Reiner Braun: Grob gesagt kann man die Probleme auf dem Wohnungsmarkt auf drei grundlegende Faktoren zurückführen: Zinsanstieg, Baukosten, fehlendes Bauland. Solange die Zinsen extrem niedrig waren, hat dies das Problem mit den hohen Baukosten und dem knappen und daher teuren Bauland etwas ausgeglichen. Seit die Zinsen sich normalisiert haben, schlagen diese drei Faktoren in Kombination voll zu.
Was heißt das für die Möglichkeiten der Politik?
Über die Zinsen brauchen wir uns hier eigentlich nicht groß zu unterhalten, denn die werden nicht von der deutschen Politik bestimmt, sondern von der EZB. Zwar ruft die Baulobby hier nach einer Art Ausgleich in Form von Subventionen, und das würde auch kurzfristig helfen. Aber zum einen ist es auf Dauer extrem teuer und zum anderen setzen Subventionen an den Symptomen und nicht an den Ursachen an: Die Ursachen für die aktuelle Krise sind tatsächlich die Baukosten und das fehlende Bauland in den Regionen mit angespannten Wohnungsmärkten.
Dann könnte die Initiative für den "Gebäudetyp E", der verschiedene Standards etwa für den Schallschutz im Vergleich zur derzeitigen Praxis herabsetzen soll, tatsächlich einen Durchbruch bringen, damit wieder mehr und vor allem günstigerer Wohnraum geschaffen wird?
Ich bin eher verhalten optimistisch. Die Idee dieses "Gebäudetyps E" ist es, auf gewisse Normen und Standards zu verzichten, die das Bauen unnötig verteuert haben. Dazu muss man wissen, dass das nicht nur staatliche Vorschriften sind - etwa für die Energieeffizienz -, sondern großteils Standards, die Bauträger einhalten aus Sorge, vom Bauherrn verklagt zu werden. Denn der kann immer den "allgemein anerkannten Stand der Technik" verlangen. Dazu gehören jede Menge Normen bis hin zur Zahl der Steckdosen in bestimmten Räumen. Das zu durchforsten und zu lichten, ist sicher sinnvoll. Aber ich erinnere mich an mehrere Baukostenkommissionen in den vergangenen Jahrzehnten, denen es letztlich nie gelungen ist, das auch durchzusetzen. Am Ende findet sich für jede DIN ein Normenfetischist, der weiter darauf besteht. Hinter jeder dieser einzelnen Normen steht ja auch tatsächlich eine gute Idee, gegen die man gar nicht argumentieren kann. Nur zusammen wirken sie kostentreibend und kontraproduktiv.

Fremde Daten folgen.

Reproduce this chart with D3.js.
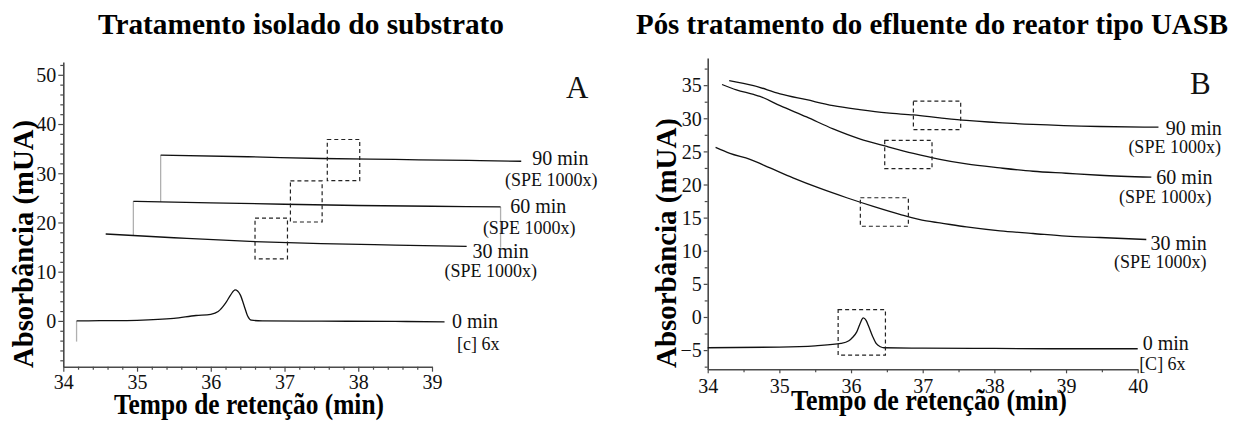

Nehmen wir an, es sollte diesmal gelingen, die Kosten tatsächlich zu senken: Haben die Bauträger und Vermieter angesichts der großen Wohnungsknappheit in den Ballungsgebieten überhaupt ein Interesse, diesen Kostenvorteil weiterzugeben?

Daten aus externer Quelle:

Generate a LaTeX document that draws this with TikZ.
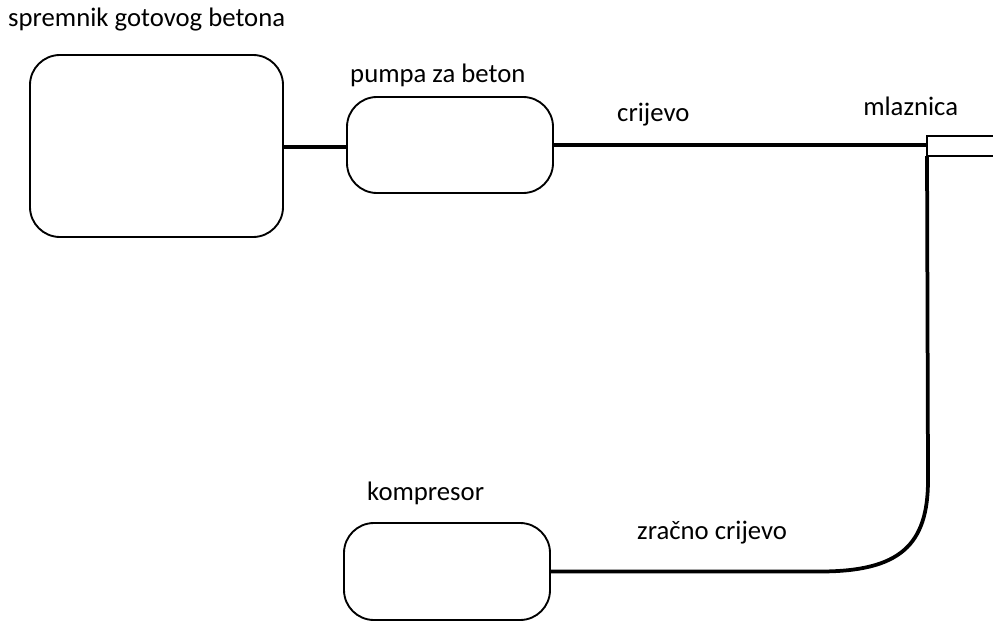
\documentclass[tikz,border=0pt]{standalone}
\usepackage{fontspec}
\setmainfont{Carlito}
\begin{document}
\begin{tikzpicture}[x=0.03cm, y=-0.03cm,
        unit/.style={draw, rounded corners=0.9cm, line width=1.6pt, inner sep=0pt},
        hose/.style={line width=3.2pt},
        lbl/.style={anchor=west, inner sep=0pt, font=\fontsize{22.8}{26}\selectfont}]
        \useasboundingbox (0, 0) rectangle (993, 622);
        \node[unit, minimum width=7.59cm, minimum height=5.46cm] (tank) at (156.5, 146) {};
        \node[unit, minimum width=6.18cm, minimum height=2.88cm] (pump) at (450, 145) {};
        \node[unit, minimum width=6.18cm, minimum height=2.91cm] (comp) at (447, 571.5) {};
        \node[lbl] (tanklbl) at (8, 20) {spremnik gotovog betona};
        \node[lbl] (pumplbl) at (350, 75) {pumpa za beton};
        \node[lbl] (hoselbl) at (617, 115) {crijevo};
        \node[lbl] (nozzlbl) at (863, 106.5) {mlaznica};
        \node[lbl] (complbl) at (367, 493) {kompresor};
        \node[lbl] (airlbl) at (637, 533) {zračno crijevo};
        % mlaznica
        \coordinate (nztop) at (927, 136);
        \coordinate (nzbot) at (927, 156);
        \coordinate (nzin) at (927, 145);
        \draw[line width=1.6pt] (993, 136) -- (nztop) -- (nzbot) -- (993, 156);
        % crijeva
        \draw[hose] (tank.east |- 0, 147) -- (pump.west |- 0, 147);
        \draw[hose] (pump.east |- nzin) -- (nzin);
        \draw[hose] (comp.east) -- (820, 571.5) .. controls (900, 571.5) and (928, 545) .. (928, 480) -- (nzbot);
\end{tikzpicture}
\end{document}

Im Prinzip gilt: Die Marktmiete ergibt sich nicht aus den Kosten, sondern aus Angebot und Nachfrage. Wenn die Nachfrage also sehr groß ist, gibt es für den Anbieter in der Regel keinen Anreiz, gesunkene Kosten als Preisnachlass weiterzugeben. Im Moment aber sind die Kosten für den Wohnungsbau so hoch, dass es kaum noch Nachfrage gibt. Bei den aktuellen Zinsen und Baupreisen müssten die Mieten rund 20 Euro pro Quadratmieter betragen, damit sich ein Neubau rechnet. Das kann sich aber kaum noch jemand leisten, also wird nicht gebaut. Wenn es nun gelänge, die Baukosten so weit zu senken, dass es sich wieder lohnt, Wohnungen für 15 oder 16 Euro pro Quadratmeter anzubieten, würde das sicher dazu führen, dass einige der Häuser, die schon genehmigt, aber nicht gebaut wurden, auch fertiggestellt werden. Hinter der Idee, die Baukosten zu senken, steckt natürlich, dass dann deutlich mehr gebaut und damit das Angebot erhöht werden soll. Was dann zu niedrigeren Preise und günstigeren Mieten führen soll.

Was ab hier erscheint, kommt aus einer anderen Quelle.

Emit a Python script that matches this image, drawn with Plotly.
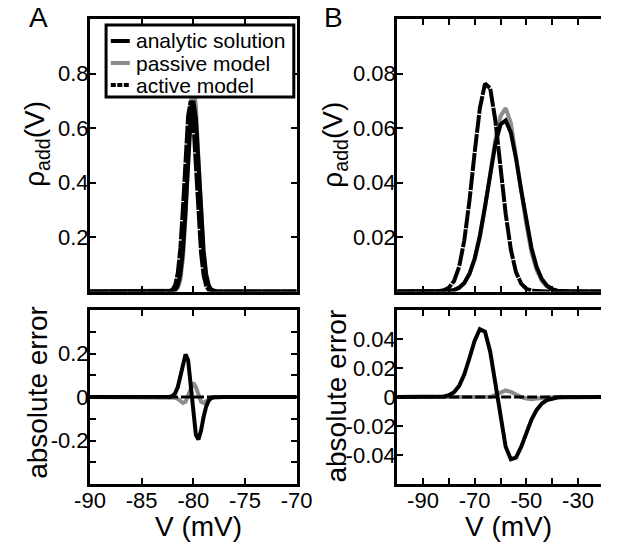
import plotly.graph_objects as go

W, H = 617, 544

# ---------------- Panel A data (V in mV) ----------------
a_v = [-90, -83, -82.75, -82.5, -82.25, -82, -81.75, -81.5, -81.25, -81, -80.75, -80.5,
       -80.25, -80, -79.75, -79.5, -79.25, -79, -78.75, -78.5, -78.25, -78, -77.75,
       -77.5, -77.25, -77, -70]
a_analytic = [0, 0, 0, 0, 0.0003, 0.0015, 0.0063, 0.022, 0.063, 0.150, 0.295, 0.476,
              0.636, 0.700, 0.636, 0.476, 0.295, 0.150, 0.063, 0.022, 0.0063, 0.0015,
              0.0003, 0, 0, 0, 0]
a_passive = [0, 0, 0, 0, 0.0001, 0.0005, 0.0033, 0.013, 0.044, 0.123, 0.273, 0.484,
             0.681, 0.765, 0.681, 0.484, 0.273, 0.123, 0.044, 0.013, 0.0033, 0.0005,
             0.0001, 0, 0, 0, 0]
a_active = [0, 0, 0, 0.0003, 0.0017, 0.0070, 0.024, 0.068, 0.160, 0.308, 0.491, 0.645,
            0.700, 0.626, 0.462, 0.281, 0.141, 0.059, 0.020, 0.0056, 0.0013, 0.0003,
            0, 0, 0, 0, 0]
a_err_passive = [0, 0, 0, 0, -0.0002, -0.001, -0.003, -0.009, -0.019, -0.027, -0.022, 0.008,
                 0.045, 0.065, 0.045, 0.008, -0.022, -0.027, -0.019, -0.009, -0.003, -0.001,
                 -0.0002, 0, 0, 0, 0]
a_err_active = [0, 0, 0, 0.0003, 0.0014, 0.0055, 0.018, 0.046, 0.097, 0.158, 0.196, 0.169,
                0.064, -0.074, -0.174, -0.195, -0.154, -0.091, -0.043, -0.016, -0.005, -0.0012,
                -0.0003, 0, 0, 0, 0]
a_zero_v = [-90, -70]
a_zero = [0, 0]

# ---------------- Panel B data (V in mV) ----------------
b_v = [-100, -90, -88, -86, -84, -82, -80, -78, -76, -74, -72, -70, -68, -66, -64, -62,
       -60, -58, -56, -54, -52, -50, -48, -46, -44, -42, -40, -38, -36, -34, -32, -30, -20]
b_analytic = [0, 0, 0, 0.000005, 0.00002, 0.00006, 0.0002, 0.00055, 0.0014, 0.0031, 0.0065,
              0.0121, 0.0204, 0.0312, 0.0432, 0.0541, 0.0613, 0.0628, 0.0583, 0.0489, 0.0372,
              0.0256, 0.0159, 0.0090, 0.0046, 0.0021, 0.0009, 0.0003, 0.0001, 0.00003,
              0.00001, 0, 0]
b_passive = [0, 0, 0, 0.000005, 0.00002, 0.00006, 0.0002, 0.00055, 0.0014, 0.0031, 0.0065,
             0.0117, 0.0198, 0.0306, 0.0432, 0.0556, 0.0643, 0.0673, 0.0618, 0.0504, 0.0372,
             0.0246, 0.0144, 0.0079, 0.0039, 0.0018, 0.0008, 0.0003, 0.0001, 0.00003,
             0.00001, 0, 0]
b_active = [0, 0.000001, 0.000005, 0.00003, 0.00011, 0.00043, 0.0014, 0.0038, 0.0091, 0.0188,
            0.0334, 0.0510, 0.0672, 0.0763, 0.0746, 0.0629, 0.0456, 0.0285, 0.0154, 0.0071,
            0.0029, 0.0010, 0.0003, 0.00008, 0.00002, 0, 0, 0, 0, 0, 0, 0, 0]
b_err_passive = [0, 0, 0, 0, 0, 0, 0, 0, 0, 0, 0, -0.0004, -0.0006, -0.0006, 0, 0.0015,
                 0.003, 0.0045, 0.0035, 0.0015, 0, -0.001, -0.0015, -0.0011, -0.0007, -0.0003,
                 -0.0001, 0, 0, 0, 0, 0, 0]
b_err_active = [0, 0, 0.000005, 0.00002, 0.0001, 0.00037, 0.0012, 0.0033, 0.0077, 0.0157,
                0.0269, 0.0389, 0.0468, 0.0451, 0.0314, 0.0088, -0.0157, -0.0343, -0.0429,
                -0.0418, -0.0344, -0.0246, -0.0156, -0.0089, -0.0045, -0.0021, -0.0009,
                -0.0003, -0.0001, 0, 0, 0, 0]
b_zero_v = [-100, -20]
b_zero = [0, 0]

names = ["analytic solution", "passive model", "active model"]

BLACK = "black"
GRAY = "#8c8c8c"
LW = 4
DASH = "18px,1.2px"

fig = go.Figure()

# Panel A top
fig.add_trace(go.Scatter(x=a_v, y=a_passive, mode="lines", name=names[1], showlegend=False,
                         line=dict(color=GRAY, width=LW), xaxis="x", yaxis="y"))
fig.add_trace(go.Scatter(x=a_v, y=a_analytic, mode="lines", name=names[0], showlegend=False,
                         line=dict(color=BLACK, width=LW), xaxis="x", yaxis="y"))
fig.add_trace(go.Scatter(x=a_v, y=a_active, mode="lines", name=names[2], showlegend=False,
                         line=dict(color=BLACK, width=LW, dash=DASH), xaxis="x", yaxis="y"))
# Panel A bottom
fig.add_trace(go.Scatter(x=a_v, y=a_err_passive, mode="lines", showlegend=False,
                         line=dict(color=GRAY, width=LW), xaxis="x2", yaxis="y2"))
fig.add_trace(go.Scatter(x=a_zero_v, y=a_zero, mode="lines", showlegend=False,
                         line=dict(color=BLACK, width=3, dash="10px,3px"), xaxis="x2", yaxis="y2"))
fig.add_trace(go.Scatter(x=a_v, y=a_err_active, mode="lines", showlegend=False,
                         line=dict(color=BLACK, width=LW), xaxis="x2", yaxis="y2"))
# Panel B top
fig.add_trace(go.Scatter(x=b_v, y=b_passive, mode="lines", showlegend=False,
                         line=dict(color=GRAY, width=LW), xaxis="x3", yaxis="y3"))
fig.add_trace(go.Scatter(x=b_v, y=b_analytic, mode="lines", showlegend=False,
                         line=dict(color=BLACK, width=LW), xaxis="x3", yaxis="y3"))
fig.add_trace(go.Scatter(x=b_v, y=b_active, mode="lines", showlegend=False,
                         line=dict(color=BLACK, width=LW, dash=DASH), xaxis="x3", yaxis="y3"))
# Panel B bottom
fig.add_trace(go.Scatter(x=b_v, y=b_err_passive, mode="lines", showlegend=False,
                         line=dict(color=GRAY, width=LW), xaxis="x4", yaxis="y4"))
fig.add_trace(go.Scatter(x=b_zero_v, y=b_zero, mode="lines", showlegend=False,
                         line=dict(color=BLACK, width=3, dash="10px,3px"), xaxis="x4", yaxis="y4"))
fig.add_trace(go.Scatter(x=b_v, y=b_err_active, mode="lines", showlegend=False,
                         line=dict(color=BLACK, width=LW), xaxis="x4", yaxis="y4"))


def px_x(p):
    return p / W


def px_y(p):
    return 1 - p / H


common = dict(showline=True, linewidth=3, linecolor=BLACK, ticks="inside",
              ticklen=6, tickwidth=2, tickcolor=BLACK, showgrid=False, zeroline=False,
              tickfont=dict(size=22, color=BLACK))
MINOR = dict(ticks="inside", ticklen=6, tickwidth=2, tickcolor=BLACK, showgrid=False)
XSO = -5
YSO = -6

xA = [px_x(78), px_x(296)]
xB = [px_x(402), 1.0]
yT = [px_y(291.5), px_y(19)]
yBm = [px_y(484), px_y(310)]

fig.update_layout(
    xaxis=dict(domain=xA, range=[-90, -70], anchor="y", tickvals=[-85, -80, -75],
               showticklabels=False, mirror="ticks", **common),
    yaxis=dict(domain=yT, range=[0, 1], anchor="x", tickvals=[0.2, 0.4, 0.6, 0.8],
               ticktext=["0.2", "0.4", "0.6", "0.8"], mirror="ticks",
               ticklabelstandoff=YSO, **common),
    xaxis2=dict(domain=xA, range=[-90, -70], anchor="y2", tickvals=[-90, -85, -80, -75, -70],
                ticktext=["-90", "-85", "-80", "-75", "-70"], mirror="ticks",
                ticklabelstandoff=XSO, **common),
    yaxis2=dict(domain=yBm, range=[-0.4, 0.4], anchor="x2",
                tickvals=[-0.2, 0, 0.2], ticktext=["-0.2", "0", "0.2"],
                minor=dict(tickvals=[-0.3, -0.1, 0.1, 0.3], **MINOR), mirror="ticks",
                ticklabelstandoff=YSO, **common),
    xaxis3=dict(domain=xB, range=[-100, -21.1], anchor="y3",
                tickvals=[-90, -80, -70, -60, -50, -40, -30], showticklabels=False,
                mirror="ticks", **common),
    yaxis3=dict(domain=yT, range=[0, 0.1], anchor="x3", tickvals=[0.02, 0.04, 0.06, 0.08],
                ticktext=["0.02", "0.04", "0.06", "0.08"], mirror=False,
                ticklabelstandoff=YSO, **common),
    xaxis4=dict(domain=xB, range=[-100, -21.1], anchor="y4",
                tickvals=[-90, -70, -50, -30], ticktext=["-90", "-70", "-50", "-30"],
                minor=dict(tickvals=[-80, -60, -40], **MINOR), mirror="ticks",
                ticklabelstandoff=XSO, **common),
    yaxis4=dict(domain=yBm, range=[-0.06, 0.06], anchor="x4",
                tickvals=[-0.04, -0.02, 0, 0.02, 0.04],
                ticktext=["-0.04", "-0.02", "0", "0.02", "0.04"], mirror=False,
                ticklabelstandoff=YSO, **common),
)

TF = dict(size=28, color=BLACK)
annotations = [
    dict(text="A", x=px_x(24), y=px_y(18), font=TF),
    dict(text="B", x=px_x(335), y=px_y(18), font=TF),
    dict(text="ρ<sub>add</sub>(V)", x=px_x(22), y=px_y(144), font=TF, textangle=-90),
    dict(text="ρ<sub>add</sub>(V)", x=px_x(335), y=px_y(145), font=TF, textangle=-90),
    dict(text="absolute error", x=px_x(22), y=px_y(392), font=TF, textangle=-90),
    dict(text="absolute error", x=px_x(337), y=px_y(396), font=TF, textangle=-90),
    dict(text="V (mV)", x=px_x(192), y=px_y(526), font=TF),
    dict(text="V (mV)", x=px_x(519), y=px_y(526), font=TF),
]

# legend (box, line samples, labels) in panel A
LEG_X0, LEG_X1, LEG_Y0, LEG_Y1 = 95, 293, 25, 97
row_y = [41, 63, 85]
styles = [dict(color=BLACK, width=LW), dict(color=GRAY, width=LW),
          dict(color=BLACK, width=LW, dash="5px,1.5px")]
shapes = [dict(type="rect", xref="paper", yref="paper", layer="above",
               x0=px_x(LEG_X0), x1=px_x(LEG_X1), y0=px_y(LEG_Y1), y1=px_y(LEG_Y0),
               fillcolor="white", line=dict(color=BLACK, width=3))]
for ry, st, nm in zip(row_y, styles, names):
    shapes.append(dict(type="line", xref="paper", yref="paper", layer="above",
                       x0=px_x(100), x1=px_x(120), y0=px_y(ry), y1=px_y(ry), line=st))
    annotations.append(dict(text=nm, x=px_x(124), y=px_y(ry), font=dict(size=21, color=BLACK),
                            xanchor="left"))

for a in annotations:
    a.setdefault("xanchor", "center")
    a.update(xref="paper", yref="paper", showarrow=False, yanchor="middle")

fig.update_layout(
    width=W, height=H, margin=dict(l=0, r=0, t=0, b=0),
    paper_bgcolor="white", plot_bgcolor="white",
    font=dict(family="Liberation Sans, Arial, sans-serif", size=22, color=BLACK),
    showlegend=False,
    annotations=annotations,
    shapes=shapes,
)

fig.write_html("out.html")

Das wiederum funktioniert aber nur, wenn auch ausreichend Bauland zur Verfügung steht.
Ja, es gibt eben nicht die eine Patentlösung für den Wohnungsmarkt, sondern nur viele Puzzlestücke. Eines der schwierigsten davon ist aufgrund der komplexen Zuständigkeiten und teils widersprüchlichen Interessen, ausreichend Bauland an den richtigen Orten auszuweisen.